DCUSU VP for Welfare and Equality candidate: Jason Nesbitt

Elsa McEvoy

Jason Nesbitt is running for VP for Welfare and Equality and plans to take a fresh focus on Mental Health. Image credit: Elsa McEvoy

Jason Nesbitt would like to see a designated space in the new student hub to give students a chance to take time out from their stressful college day and look after their mental well-being.

“In this space I’d like to put on events quite often relative to mental health, mindfulness and destressing like a yoga class or a film screening, or a mediation class,” said the candidate running for Vice President of Welfare and Equality.

Nesbitt’s campaign focuses on improvements in discussing mental and sexual health as well as making sure that DCU is a diverse and inclusive campus for everyone.

“I feel like there’s a lot more we can do as a university in how we talk about mental health, specifically men’s mental health and this ingrained unwillingness to talk about feelings for fear of coming off as too feminine, which is, for some reason, seen as a bad thing,” he said.

The candidate also wants to see the return of SHIFT and SHAG week to keep students informed about their sexual health.

He plans to take a fresh approach to how the SU previously raised awareness about safe sex and focus less on the aggressive tactics of condoms being pushed on students while the walk around the campus.

He referenced the mechanical bull shaped as a penis which featured on St.Patrick’s campus earlier in the year which he thought was “great if it’s something people can engage with and it doesn’t bother you but a lot of people can feel uncomfortable around that”.

“I hope to get people to feel comfortable talking about these things but not force it on people,” he said.

Nesbitt plans to bring back the consent classes but hopes to have them at several points throughout the year and not just available to first years but to all years.

“I want to see the first SU run LGBTA+ week,” he said.

There have been weeks of this kind before but only run by the LGBTA society itself and Nesbitt said that he would like the SU to work in conjunction with the society to raise awareness of and support the LGBTA community.

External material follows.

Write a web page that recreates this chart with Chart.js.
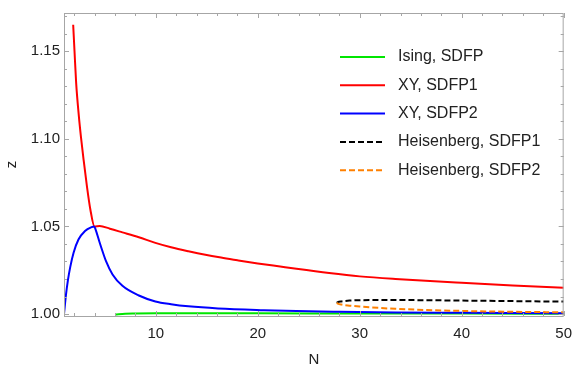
<!DOCTYPE html>
<html>
<head>
<meta charset="utf-8">
<script src="https://cdn.jsdelivr.net/npm/chart.js@4.4.1/dist/chart.umd.min.js"></script>
<style>
  body { margin: 0; background: #fff; }
  #wrap { width: 581px; height: 371px; }
</style>
</head>
<body>
<div id="wrap"><canvas id="chart" width="581" height="371"></canvas></div>
<script>
// values
const ising_n = [6.02, 7, 8, 10, 15, 20, 30, 40, 50];
const ising_z = [0.9998, 1.0002, 1.0003, 1.0004, 1.0004, 1.0004, 1.0003, 1.0003, 1.0002];

const xy1_n = [1.9, 2.03, 2.19, 2.45, 2.67, 2.93, 3.25, 3.58, 3.99, 4.5, 5.5, 6.73, 8.34, 9.96, 11.5, 13.2, 14.1, 16.4, 18, 20, 22.2, 23.8, 27, 30, 33.5, 40, 45, 50];
const xy1_z = [1.165, 1.150, 1.132, 1.1133, 1.1006, 1.0876, 1.0728, 1.0598, 1.0500, 1.0502, 1.0487, 1.0466, 1.0438, 1.0406, 1.0381, 1.0358, 1.0347, 1.0322, 1.0307, 1.0289, 1.0271, 1.0258, 1.0234, 1.0215, 1.0200, 1.0178, 1.0163, 1.0150];

const xy2_n = [1, 1.19, 1.39, 1.61, 1.94, 2.42, 3.06, 3.7, 3.95, 4.1, 4.48, 4.67, 5.12, 5.76, 6.73, 8.34, 9.96, 11.5, 13.2, 16.1, 20.6, 23.8, 28, 33.5, 40, 50];
const xy2_z = [1.0000, 1.0108, 1.0195, 1.0268, 1.0350, 1.0425, 1.0474, 1.0496, 1.0500, 1.0482, 1.0411, 1.0377, 1.0302, 1.0226, 1.0161, 1.0106, 1.0072, 1.0056, 1.0044, 1.0032, 1.0022, 1.0017, 1.0013, 1.0009, 1.0007, 1.0004];

const heis1_n = [27.75, 27.85, 28.2, 29, 30, 33.5, 40, 45, 50];
const heis1_z = [1.0064, 1.0068, 1.0072, 1.0077, 1.0079, 1.0080, 1.0077, 1.0074, 1.0071];

const heis2_n = [27.75, 27.85, 28.2, 29, 30, 33.5, 40, 45, 50];
const heis2_z = [1.0064, 1.0060, 1.0054, 1.0048, 1.0043, 1.0030, 1.0018, 1.0013, 1.0010];

const x_major = [10, 20, 30, 40, 50];
const x_minor = [2, 4, 6, 8, 12, 14, 16, 18, 22, 24, 26, 28, 32, 34, 36, 38, 42, 44, 46, 48];
const y_major = [1.00, 1.05, 1.10, 1.15];
const y_minor = [1.01, 1.02, 1.03, 1.04, 1.06, 1.07, 1.08, 1.09, 1.11, 1.12, 1.13, 1.14, 1.16, 1.17];

function points(ns, zs) {
    return ns.map((n, i) => ({x: n, y: zs[i]}));
}

function series(label, ns, zs, color, dash, order) {
    return {
        label: label,
        data: points(ns, zs),
        borderColor: color,
        backgroundColor: color,
        borderWidth: 2,
        borderDash: dash,
        pointRadius: 0,
        fill: false,
        cubicInterpolationMode: 'monotone',
        order: order
    };
}

let datasets = [
    series('Ising, SDFP', ising_n, ising_z, 'rgb(0,230,0)', [], 5),
    series('XY, SDFP1', xy1_n, xy1_z, 'rgb(255,0,0)', [], 4),
    series('XY, SDFP2', xy2_n, xy2_z, 'rgb(0,0,255)', [], 3),
    series('Heisenberg, SDFP1', heis1_n, heis1_z, 'rgb(0,0,0)', [6, 3], 2),
    series('Heisenberg, SDFP2', heis2_n, heis2_z, 'rgb(255,128,0)', [6, 3], 1)
];

const frameColor = '#a6a6a6';
const textColor = '#222';
const font = "'Liberation Sans', Arial, sans-serif";

// frame with inward ticks on all four sides, and the legend
const framePlugin = {
    id: 'frame',
    afterDraw(chart) {
        const ctx = chart.ctx;
        const a = chart.chartArea;
        const xs = chart.scales.x, ys = chart.scales.y;
        ctx.save();
        ctx.strokeStyle = frameColor;
        ctx.lineWidth = 1;
        ctx.strokeRect(a.left + 0.5, a.top + 0.5, a.right - a.left - 1, a.bottom - a.top);

        ctx.beginPath();
        x_major.concat(x_minor).forEach(v => {
            const len = x_major.includes(v) ? 5 : 3;
            const px = Math.round(xs.getPixelForValue(v)) + 0.5;
            ctx.moveTo(px, a.bottom); ctx.lineTo(px, a.bottom - len);
            ctx.moveTo(px, a.top); ctx.lineTo(px, a.top + len);
        });
        y_major.concat(y_minor).forEach(v => {
            const len = y_major.includes(v) ? 5 : 3;
            const py = Math.round(ys.getPixelForValue(v)) + 0.5;
            ctx.moveTo(a.left, py); ctx.lineTo(a.left + len, py);
            ctx.moveTo(a.right, py); ctx.lineTo(a.right - len, py);
        });
        ctx.stroke();

        // legend
        ctx.font = '16px ' + font;
        ctx.textBaseline = 'middle';
        ctx.fillStyle = textColor;
        chart.data.datasets.forEach((ds, i) => {
            const y = 57 + i * 28.3;
            ctx.beginPath();
            ctx.strokeStyle = ds.borderColor;
            ctx.lineWidth = 2;
            ctx.setLineDash(ds.borderDash);
            ctx.moveTo(340, y); ctx.lineTo(385, y);
            ctx.stroke();
            ctx.setLineDash([]);
            ctx.fillText(ds.label, 398, y);
        });
        ctx.restore();
    }
};

let config = {
    type: 'line',
    data: { datasets: datasets },
    options: {
        responsive: false,
        animation: false,
        layout: { padding: { top: 4, right: 11, left: 0, bottom: 0 } },
        plugins: { legend: { display: false }, tooltip: { enabled: false } },
        scales: {
            x: {
                type: 'linear',
                min: 1,
                max: 50,
                afterFit: s => { s.height = 55; },
                afterBuildTicks: s => { s.ticks = x_major.map(v => ({value: v})); },
                grid: { display: false, drawTicks: false },
                border: { display: false },
                ticks: {
                    color: textColor,
                    font: { family: font, size: 15 },
                    padding: 9,
                    maxRotation: 0,
                    callback: v => String(v)
                },
                title: {
                    display: true,
                    text: 'N',
                    color: textColor,
                    font: { family: font, size: 15 },
                    padding: { top: 0, bottom: 2 }
                }
            },
            y: {
                type: 'linear',
                min: 0.9989,
                max: 1.1717,
                afterFit: s => { s.width = 64; },
                afterBuildTicks: s => { s.ticks = y_major.map(v => ({value: v})); },
                grid: { display: false, drawTicks: false },
                border: { display: false },
                ticks: {
                    color: textColor,
                    font: { family: font, size: 15 },
                    padding: 4,
                    callback: v => v.toFixed(2)
                },
                title: {
                    display: true,
                    text: 'z',
                    color: textColor,
                    font: { family: font, size: 15 },
                    padding: { top: 3, bottom: 0 }
                }
            }
        }
    },
    plugins: [framePlugin]
};

let z_chart = new Chart(document.getElementById('chart'), config);
</script>
</body>
</html>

“I’d like to work on celebrating diversity as a whole in DCU because there are a lot of different cultures in DCU,” he said.

“This could be done through different days throughout the year, working with DCU’s many cultural societies.”

He would want to show all the aspects of different cultures through clothes, food, music and language to embrace and include everyone who studies at DCU.

“I’d like to do different things throughout the year for just general healthy living because being an independent adult, for possibly the first time in your life by coming to college, can be a very stressful and hard thing to do,” Nesbitt said.

He plans to do this by having workshops and classes on healthy living at the start of the year with a special focus on first years.